It's that time of year---the time when teachers collectively moan about all of the back-to-school meetings that take up the precious time and headspace they have before the kids arrive for the year. Common complaints include not being treated as professionals (How many cutesy icebreakers does one have to endure?), useless information (Who cares about the changes to the bus schedule as long as the kids still get here?), and conversations that go nowhere (Do we have to spend 30 minutes talking about the tardy policy...again?).
Meetings are often poorly executed, too. I can't remember all of the times I sat there marvelling that these were the only days all year that the principals had to plan and deliver, and yet they were terrible. What kind of modelling was that?

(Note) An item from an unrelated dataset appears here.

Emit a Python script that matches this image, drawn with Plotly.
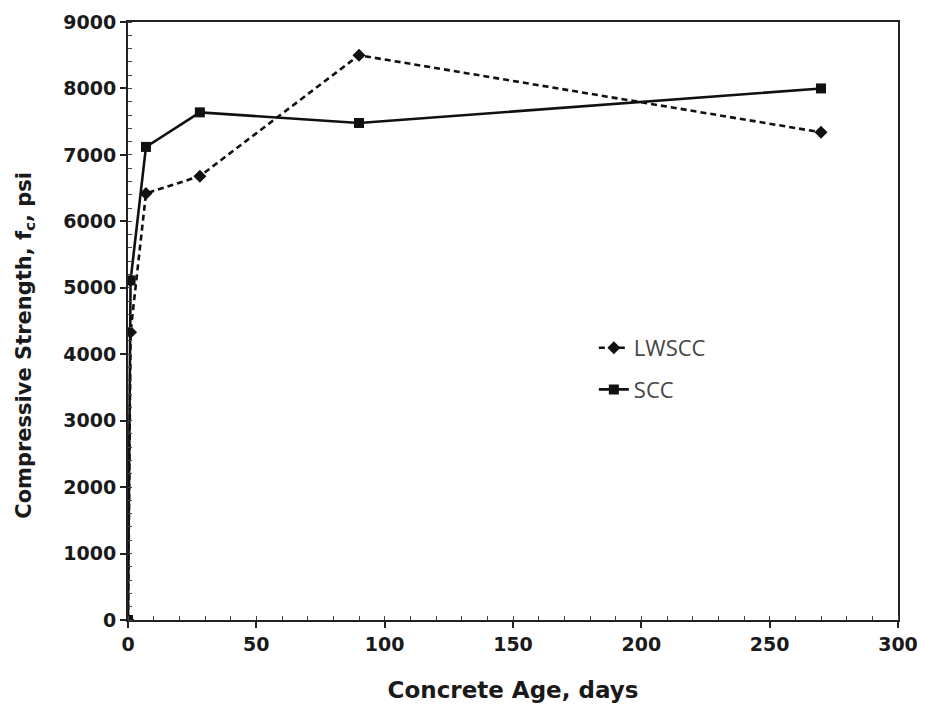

This is my fourth year serving as a Curriculum Specialist, which means that parts of these days are my responsibility, too. I am spending my weekend putting the finishing touches on the table I'm setting...for 300 people. I'm feeling pretty good at this point about the elementary day, which is when I'll have seven different presentations running simulataneously (yes, I have help). There are still plenty of reasons why things could go sideways. The curriculum will be brand new for teachers and we only get two hours to present it. The day is optional, which means that we'll likely have ~70% attendance.
The day for secondary science is starting to shape up, but I still have a long way to go. These teachers are fussy eaters, so making the table appealing is never simple. My 7 - 9 group has more training on their new curriculum and should be pretty happy and busy. The 10 - 12 group still prefers to think of themselves as independent contractors---there's not a lot of cohesiveness to draw upon.
My goals on these days are to avoid the things teachers hate the most about professional development days. So, there's nothing cute, we're packing in as many useful and directly applicable to the classroom pieces as we can, and focused agendas to keep conversations moving along. I'm hoping for good appetites on these days---a hunger for things which will improve student learning and make life in the classroom simpler. I'll do what I can to salt the oats.